Set task:
Begin at the top of the entries below and write out every line through the one containing "const xTickValues = [0, 1, 2, 3, 4, 5, 6];", excluding pictures.

— start of Supplied data —

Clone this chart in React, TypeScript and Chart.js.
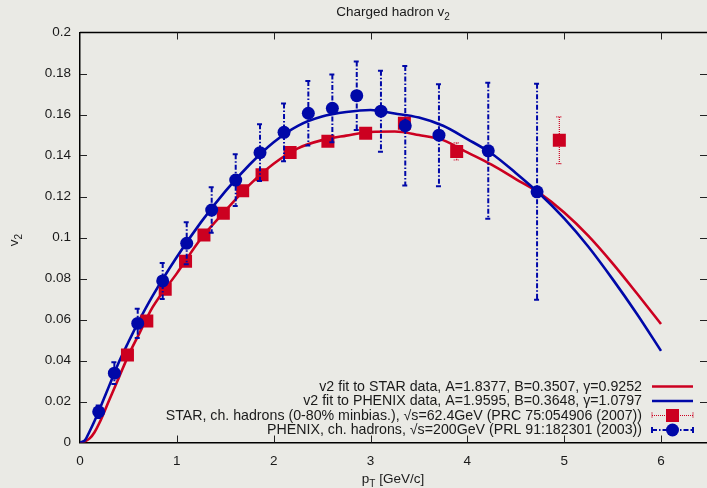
import React, { useEffect, useRef } from "react";
import { Chart, registerables } from "chart.js";

Chart.register(...registerables);

// ---------- data ----------
const xTickValues = [0, 1, 2, 3, 4, 5, 6];

const phenixPt = [0.193, 0.355, 0.596, 0.854, 1.102, 1.36, 1.608, 1.859, 2.107, 2.358, 2.606, 2.858, 3.108, 3.359, 3.707, 4.216, 4.72];
const phenixV2 = [0.015, 0.0338, 0.0581, 0.0788, 0.0972, 0.1134, 0.128, 0.1414, 0.1513, 0.1606, 0.163, 0.1692, 0.1616, 0.1545, 0.1499, 0.1423, 0.1223];
const phenixErr = [0.003, 0.0053, 0.0071, 0.0088, 0.0102, 0.0111, 0.0126, 0.0138, 0.0141, 0.0157, 0.0165, 0.0167, 0.0198, 0.0291, 0.0249, 0.0332, 0.0527];

const starPt = [0.49, 0.69, 0.88, 1.09, 1.28, 1.48, 1.68, 1.88, 2.17, 2.56, 2.95, 3.35, 3.89, 4.95];
const starV2 = [0.0427, 0.0593, 0.0747, 0.0884, 0.1012, 0.1118, 0.1228, 0.1306, 0.1415, 0.1469, 0.1508, 0.1557, 0.142, 0.1474];
const starErr = [0.001, 0.001, 0.0012, 0.0014, 0.0015, 0.0016, 0.0018, 0.002, 0.002, 0.0022, 0.0025, 0.0028, 0.0042, 0.0114];

const fitPt = [0, 0.05, 0.1, 0.15, 0.2, 0.3, 0.4, 0.5, 0.6, 0.75, 1.0, 1.25, 1.5, 1.75, 2.0, 2.25, 2.5, 2.75, 3.0, 3.25, 3.5, 3.75, 4.0, 4.25, 4.5, 4.75, 5.0, 5.25, 5.5, 5.75, 6.0];
const starFit = [0, 0.0005, 0.002, 0.005, 0.0095, 0.0205, 0.0315, 0.0425, 0.052, 0.066, 0.0825, 0.0995, 0.113, 0.1257, 0.136, 0.1435, 0.1475, 0.1497, 0.1515, 0.1517, 0.15, 0.1475, 0.1415, 0.1355, 0.1285, 0.1215, 0.1122, 0.1008, 0.0874, 0.0728, 0.0578];
const phenixFit = [0, 0.001, 0.0055, 0.0105, 0.016, 0.0275, 0.039, 0.049, 0.0585, 0.0715, 0.0905, 0.1075, 0.1225, 0.1355, 0.1465, 0.1545, 0.159, 0.1612, 0.1622, 0.1605, 0.1585, 0.1545, 0.148, 0.141, 0.1315, 0.1212, 0.1093, 0.0955, 0.0797, 0.0628, 0.0447];

const legendLabels = [
  "v2 fit to STAR data, A=1.8377, B=0.3507, \u03b3=0.9252",
  "v2 fit to PHENIX data, A=1.9595, B=0.3648, \u03b3=1.0797",
  "STAR, ch. hadrons (0-80% minbias.), \u221as=62.4GeV (PRC 75:054906 (2007))",
  "PHENIX, ch. hadrons, \u221as=200GeV (PRL 91:182301 (2003))",
];

// ---------- styles ----------
const RED = "#cc0020";
const BLUE = "#0008a8";
const BG = "#eaeae5";
const TEXT = "#1a1a1a";
const FONT = "'Liberation Sans', Arial, Helvetica, sans-serif";

function toPts(xs: number[], ys: number[]) {
  return xs.map((x, i) => ({ x, y: ys[i] }));
}

function drawErrBar(ctx: CanvasRenderingContext2D, x: number, top: number, bot: number, cap: number) {
  ctx.beginPath();
  ctx.moveTo(x, top);
  ctx.lineTo(x, bot);
  ctx.moveTo(x - cap, top);
  ctx.lineTo(x + cap, top);
  ctx.moveTo(x - cap, bot);
  ctx.lineTo(x + cap, bot);
  ctx.stroke();
}

function drawSubText(
  ctx: CanvasRenderingContext2D,
  parts: { t: string; sub?: boolean }[],
  x: number,
  y: number,
  size: number,
  align: "center" | "left" | "right"
) {
  const subSize = Math.round(size * 0.72);
  const widths = parts.map((p) => {
    ctx.font = `${p.sub ? subSize : size}px ${FONT}`;
    return ctx.measureText(p.t).width;
  });
  const total = widths.reduce((a, b) => a + b, 0);
  let cx = align === "center" ? x - total / 2 : align === "right" ? x - total : x;
  ctx.textAlign = "left";
  ctx.textBaseline = "alphabetic";
  parts.forEach((p, i) => {
    ctx.font = `${p.sub ? subSize : size}px ${FONT}`;
    ctx.fillText(p.t, cx, p.sub ? y + size * 0.3 : y);
    cx += widths[i];
  });
}

export default function App() {
  const ref = useRef<HTMLCanvasElement | null>(null);

  useEffect(() => {
    document.body.style.margin = "0";
    document.body.style.background = BG;
    const canvas = ref.current;
    if (!canvas) return;

    const bgPlugin = {
      id: "bg",
      beforeDraw(chart: any) {
        const ctx = chart.ctx;
        ctx.save();
        ctx.fillStyle = BG;
        ctx.fillRect(0, 0, chart.width, chart.height);
        ctx.restore();
      },
    };

    const framePlugin = {
      id: "frame",
      beforeDatasetsDraw(chart: any) {
        const ctx = chart.ctx;
        const a = chart.chartArea;
        const xs = chart.scales.x;
        const ys = chart.scales.y;
        ctx.save();
        ctx.strokeStyle = "#000";
        ctx.lineWidth = 1.5;
        ctx.beginPath();
        ctx.moveTo(a.left, a.top);
        ctx.lineTo(a.right, a.top);
        ctx.stroke();
        ctx.lineWidth = 1;
        ctx.strokeStyle = "#222";
        const L = 7;
        ctx.beginPath();
        xs.ticks.forEach((t: any) => {
          const px = Math.round(xs.getPixelForValue(t.value)) + 0.5;
          if (t.value === 0) return;
          ctx.moveTo(px, a.bottom);
          ctx.lineTo(px, a.bottom - L);
          ctx.moveTo(px, a.top);
          ctx.lineTo(px, a.top + L);
        });
        ys.ticks.forEach((t: any) => {
          const py = Math.round(ys.getPixelForValue(t.value)) + 0.5;
          if (t.value === 0 || t.value >= 0.2) return;
          ctx.moveTo(a.left, py);
          ctx.lineTo(a.left + L, py);
          ctx.moveTo(a.right, py);
          ctx.lineTo(a.right - L, py);
        });
        ctx.stroke();
        ctx.restore();
      },
    };

    const errPlugin = {
      id: "errbars",
      beforeDatasetDraw(chart: any, args: any) {
        const ds = chart.data.datasets[args.index];
        if (!ds.errors) return;
        const ctx = chart.ctx;
        const xs = chart.scales.x;
        const ys = chart.scales.y;
        ctx.save();
        ctx.strokeStyle = ds.errColor;
        ctx.lineWidth = ds.errWidth;
        ctx.setLineDash(ds.errDash);
        ds.data.forEach((p: any, i: number) => {
          const e = ds.errors[i];
          const px = xs.getPixelForValue(p.x);
          drawErrBar(ctx, px, ys.getPixelForValue(p.y + e), ys.getPixelForValue(p.y - e), 3);
        });
        ctx.restore();
      },
    };

    const textPlugin = {
      id: "texts",
      afterDraw(chart: any) {
        const ctx = chart.ctx;
        ctx.save();
        ctx.fillStyle = TEXT;
        // title
        drawSubText(ctx, [{ t: "Charged hadron v" }, { t: "2", sub: true }], 393, 16, 13.5, "center");
        // x title
        drawSubText(ctx, [{ t: "p" }, { t: "T", sub: true }, { t: " [GeV/c]" }], 393, 482.5, 13.5, "center");
        // y title
        ctx.save();
        ctx.translate(18, 240);
        ctx.rotate(-Math.PI / 2);
        drawSubText(ctx, [{ t: "v" }, { t: "2", sub: true }], 0, 0, 13.5, "center");
        ctx.restore();

        // legend
        const textRight = 642;
        const sx0 = 652;
        const sx1 = 693;
        const rows = [386.5, 401, 415.5, 430];
        ctx.font = `14.2px ${FONT}`;
        ctx.textAlign = "right";
        ctx.textBaseline = "middle";
        legendLabels.forEach((lab, i) => {
          ctx.fillStyle = TEXT;
          ctx.fillText(lab, textRight, rows[i] + 0.5);
        });
        // line samples
        ctx.lineWidth = 2.6;
        ctx.strokeStyle = RED;
        ctx.beginPath();
        ctx.moveTo(sx0, rows[0]);
        ctx.lineTo(sx1, rows[0]);
        ctx.stroke();
        ctx.strokeStyle = BLUE;
        ctx.beginPath();
        ctx.moveTo(sx0, rows[1]);
        ctx.lineTo(sx1, rows[1]);
        ctx.stroke();
        // STAR sample
        const mid = (sx0 + sx1) / 2;
        ctx.strokeStyle = RED;
        ctx.lineWidth = 1.2;
        ctx.setLineDash([1, 1]);
        ctx.beginPath();
        ctx.moveTo(sx0, rows[2]);
        ctx.lineTo(sx1, rows[2]);
        ctx.moveTo(sx0, rows[2] - 3);
        ctx.lineTo(sx0, rows[2] + 3);
        ctx.moveTo(sx1, rows[2] - 3);
        ctx.lineTo(sx1, rows[2] + 3);
        ctx.stroke();
        ctx.setLineDash([]);
        ctx.fillStyle = RED;
        ctx.fillRect(mid - 6.5, rows[2] - 6.5, 13, 13);
        // PHENIX sample
        ctx.strokeStyle = BLUE;
        ctx.lineWidth = 2;
        ctx.setLineDash([5, 2, 1.5, 2]);
        ctx.beginPath();
        ctx.moveTo(sx0, rows[3]);
        ctx.lineTo(sx1, rows[3]);
        ctx.stroke();
        ctx.setLineDash([]);
        ctx.beginPath();
        ctx.moveTo(sx0, rows[3] - 3);
        ctx.lineTo(sx0, rows[3] + 3);
        ctx.moveTo(sx1, rows[3] - 3);
        ctx.lineTo(sx1, rows[3] + 3);
        ctx.stroke();
        ctx.fillStyle = BLUE;
        ctx.beginPath();
        ctx.arc(mid, rows[3], 6.5, 0, Math.PI * 2);
        ctx.fill();
        ctx.restore();
      },
    };

    const chart = new Chart(canvas, {
      type: "scatter",
      data: {
        datasets: [
          {
            label: "PHENIX",
            data: toPts(phenixPt, phenixV2),
            showLine: false,
            pointStyle: "circle",
            pointRadius: 6.5,
            pointBorderWidth: 0,
            backgroundColor: BLUE,
            borderColor: BLUE,
            order: 0,
            errors: phenixErr,
            errColor: BLUE,
            errWidth: 2,
            errDash: [5, 2, 1.5, 2],
          } as any,
          {
            label: "STAR",
            data: toPts(starPt, starV2),
            showLine: false,
            pointStyle: "rect",
            pointRadius: 9.2,
            pointBorderWidth: 0,
            backgroundColor: RED,
            borderColor: RED,
            order: 1,
            errors: starErr,
            errColor: RED,
            errWidth: 1.2,
            errDash: [1, 1],
          } as any,
          {
            label: "PHENIX fit",
            data: toPts(fitPt, phenixFit),
            showLine: true,
            pointRadius: 0,
            borderColor: BLUE,
            borderWidth: 2.6,
            cubicInterpolationMode: "monotone",
            order: 2,
          } as any,
          {
            label: "STAR fit",
            data: toPts(fitPt, starFit),
            showLine: true,
            pointRadius: 0,
            borderColor: RED,
            borderWidth: 2.6,
            cubicInterpolationMode: "monotone",
            order: 3,
          } as any,
        ],
      },
      options: {
        animation: false,
        responsive: false,
        devicePixelRatio: 1,
        layout: { autoPadding: false, padding: { top: 32.5, right: 0, left: 0, bottom: 0 } },
        plugins: {
          legend: { display: false },
          tooltip: { enabled: false },
          title: { display: false },
        },
        scales: {
          x: {
            type: "linear",
            min: 0,
            max: 6.475,
            afterBuildTicks: (s: any) => {
              s.ticks = xTickValues.map((v) => ({ value: v }));
            },
            afterFit: (s: any) => {
              s.height = 45.5;
            },
            grid: { display: true, drawOnChartArea: false, drawTicks: false },
            border: { display: true, color: "#000", width: 1.5 },
            ticks: {
              padding: 11,
              color: TEXT,
              font: { family: FONT, size: 13.5 },
              maxRotation: 0,
              autoSkip: false,
              callback: (v: any) => String(v),
            },
          },
          y: {
            type: "linear",
            min: 0,
            max: 0.2,
            afterFit: (s: any) => {
              s.width = 80;
            },
            grid: { display: true, drawOnChartArea: false, drawTicks: false },
            border: { display: true, color: "#000", width: 1.5 },
            ticks: {
              stepSize: 0.02,
              padding: 9,
              color: TEXT,
              font: { family: FONT, size: 13.5 },
              callback: (v: any) => String(Math.round(Number(v) * 100) / 100),
            },
          },
        },
      },
      plugins: [bgPlugin, framePlugin, errPlugin, textPlugin],
    });

    return () => chart.destroy();
  }, []);

  return (
    <div style={{ width: 707, height: 488, background: BG }}>
      <canvas ref={ref} width={707} height={488} style={{ display: "block" }} />
    </div>
  );
}
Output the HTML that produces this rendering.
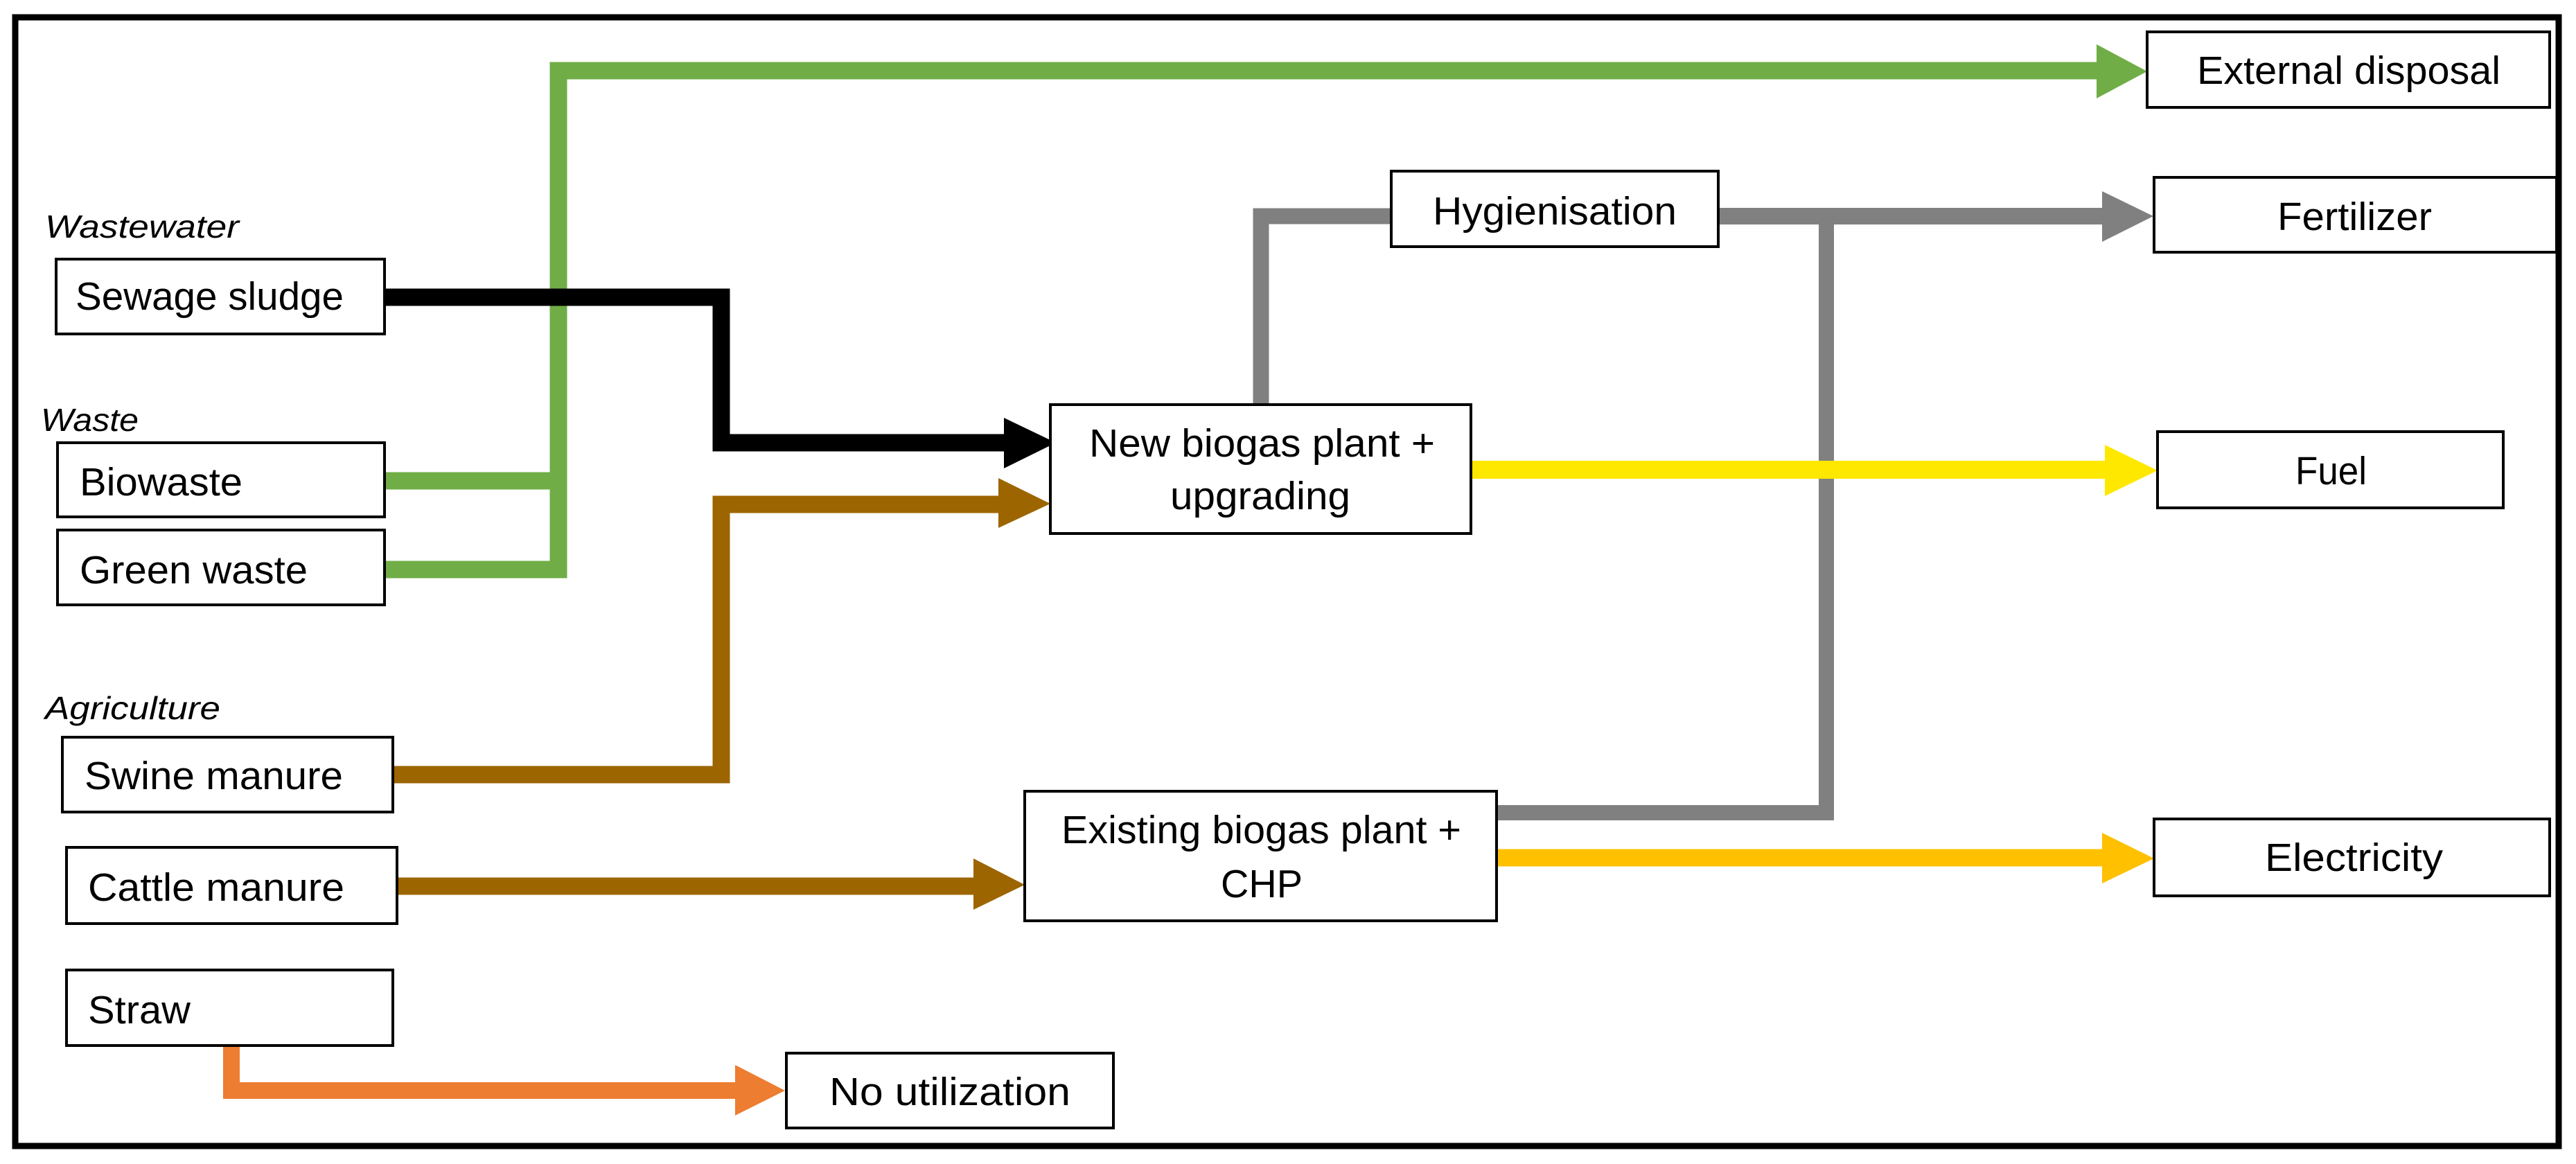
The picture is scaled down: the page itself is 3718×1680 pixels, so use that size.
<!DOCTYPE html>
<html><head><meta charset="utf-8"><style>
html,body{margin:0;padding:0;background:#fff;}
svg{display:block;}
text{font-family:"Liberation Sans",sans-serif;font-size:57px;fill:#000;}
.i{font-style:italic;font-size:46px;}
</style></head><body>
<svg width="3718" height="1680" viewBox="0 0 3718 1680" xmlns="http://www.w3.org/2000/svg">
<rect x="0" y="0" width="3718" height="1680" fill="#fff"/>
<rect x="22" y="25" width="3671" height="1629" fill="none" stroke="#000" stroke-width="9"/>

<g fill="none" stroke-linejoin="miter">
  <polyline points="555,694 806,694 806,102 3030,102" stroke="#70AD47" stroke-width="25"/>
  <polyline points="555,822 806,822 806,690" stroke="#70AD47" stroke-width="25"/>
  <polyline points="555,429 1041,429 1041,639 1452,639" stroke="#000" stroke-width="25"/>
  <polyline points="567,1118 1041,1118 1041,728 1444,728" stroke="#9C6500" stroke-width="25"/>
  <polyline points="573,1279 1408,1279" stroke="#9C6500" stroke-width="25"/>
  <polyline points="1820,584 1820,312 2008,312" stroke="#808080" stroke-width="23"/>
  <polyline points="2480,312 3036,312" stroke="#808080" stroke-width="24"/>
  <polyline points="2160,1173 2636,1173 2636,312" stroke="#808080" stroke-width="22"/>
  <polyline points="2123,678 3040,678" stroke="#FFE800" stroke-width="26"/>
  <polyline points="2160,1238 3036,1238" stroke="#FFC000" stroke-width="25"/>
  <polyline points="334,1509 334,1574 1064,1574" stroke="#ED7D31" stroke-width="24"/>
</g>
<polygon points="3026,64 3099,103 3026,142" fill="#70AD47"/>
<polygon points="1449,603 1524,639 1449,676" fill="#000"/>
<polygon points="1441,690 1516,727 1441,762" fill="#9C6500"/>
<polygon points="1405,1239 1479,1277 1405,1313" fill="#9C6500"/>
<polygon points="3034,276 3108,312 3034,349" fill="#808080"/>
<polygon points="3038,642 3114,679 3038,716" fill="#FFE800"/>
<polygon points="3034,1202 3109,1239 3034,1275" fill="#FFC000"/>
<polygon points="1061,1537 1133,1574 1061,1610" fill="#ED7D31"/>

<g fill="#fff" stroke="#000" stroke-width="4">
  <rect x="81" y="374" width="474" height="108"/>
  <rect x="83" y="639" width="472" height="107"/>
  <rect x="83" y="765" width="472" height="108"/>
  <rect x="90" y="1064" width="477" height="108"/>
  <rect x="96" y="1223" width="477" height="110"/>
  <rect x="96" y="1400" width="471" height="109"/>
  <rect x="1135" y="1520" width="472" height="108"/>
  <rect x="1516" y="584" width="607" height="186"/>
  <rect x="1479" y="1142" width="681" height="187"/>
  <rect x="2008" y="247" width="472" height="109"/>
  <rect x="3099" y="46" width="581" height="109"/>
  <rect x="3109" y="256" width="581" height="108"/>
  <rect x="3114" y="623" width="499" height="110"/>
  <rect x="3109" y="1182" width="571" height="111"/>
</g>

<text class="i" x="65" y="343" textLength="280" lengthAdjust="spacingAndGlyphs">Wastewater</text>
<text class="i" x="59" y="622" textLength="141" lengthAdjust="spacingAndGlyphs">Waste</text>
<text class="i" x="65" y="1038" textLength="253" lengthAdjust="spacingAndGlyphs">Agriculture</text>

<text x="109" y="447" textLength="387" lengthAdjust="spacingAndGlyphs">Sewage sludge</text>
<text x="115" y="715" textLength="235" lengthAdjust="spacingAndGlyphs">Biowaste</text>
<text x="115" y="842" textLength="329" lengthAdjust="spacingAndGlyphs">Green waste</text>
<text x="122" y="1139" textLength="373" lengthAdjust="spacingAndGlyphs">Swine manure</text>
<text x="127" y="1300" textLength="370" lengthAdjust="spacingAndGlyphs">Cattle manure</text>
<text x="127" y="1477" textLength="148" lengthAdjust="spacingAndGlyphs">Straw</text>
<text x="1197" y="1595" textLength="348" lengthAdjust="spacingAndGlyphs">No utilization</text>
<text x="1572" y="659" textLength="499" lengthAdjust="spacingAndGlyphs">New biogas plant +</text>
<text x="1689" y="735" textLength="260" lengthAdjust="spacingAndGlyphs">upgrading</text>
<text x="1532" y="1217" textLength="577" lengthAdjust="spacingAndGlyphs">Existing biogas plant +</text>
<text x="1762" y="1295" textLength="118" lengthAdjust="spacingAndGlyphs">CHP</text>
<text x="2068" y="324" textLength="352" lengthAdjust="spacingAndGlyphs">Hygienisation</text>
<text x="3171" y="121" textLength="438" lengthAdjust="spacingAndGlyphs">External disposal</text>
<text x="3287" y="332" textLength="223" lengthAdjust="spacingAndGlyphs">Fertilizer</text>
<text x="3313" y="699" textLength="103" lengthAdjust="spacingAndGlyphs">Fuel</text>
<text x="3269" y="1257" textLength="257" lengthAdjust="spacingAndGlyphs">Electricity</text>
</svg>
</body></html>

— end of Supplied data —

Answer to this exercise:
Clone this chart in React, TypeScript and Chart.js.
import React, { useEffect, useRef } from "react";
import { Chart, registerables } from "chart.js";

Chart.register(...registerables);

// ---------- data ----------
const xTickValues = [0, 1, 2, 3, 4, 5, 6];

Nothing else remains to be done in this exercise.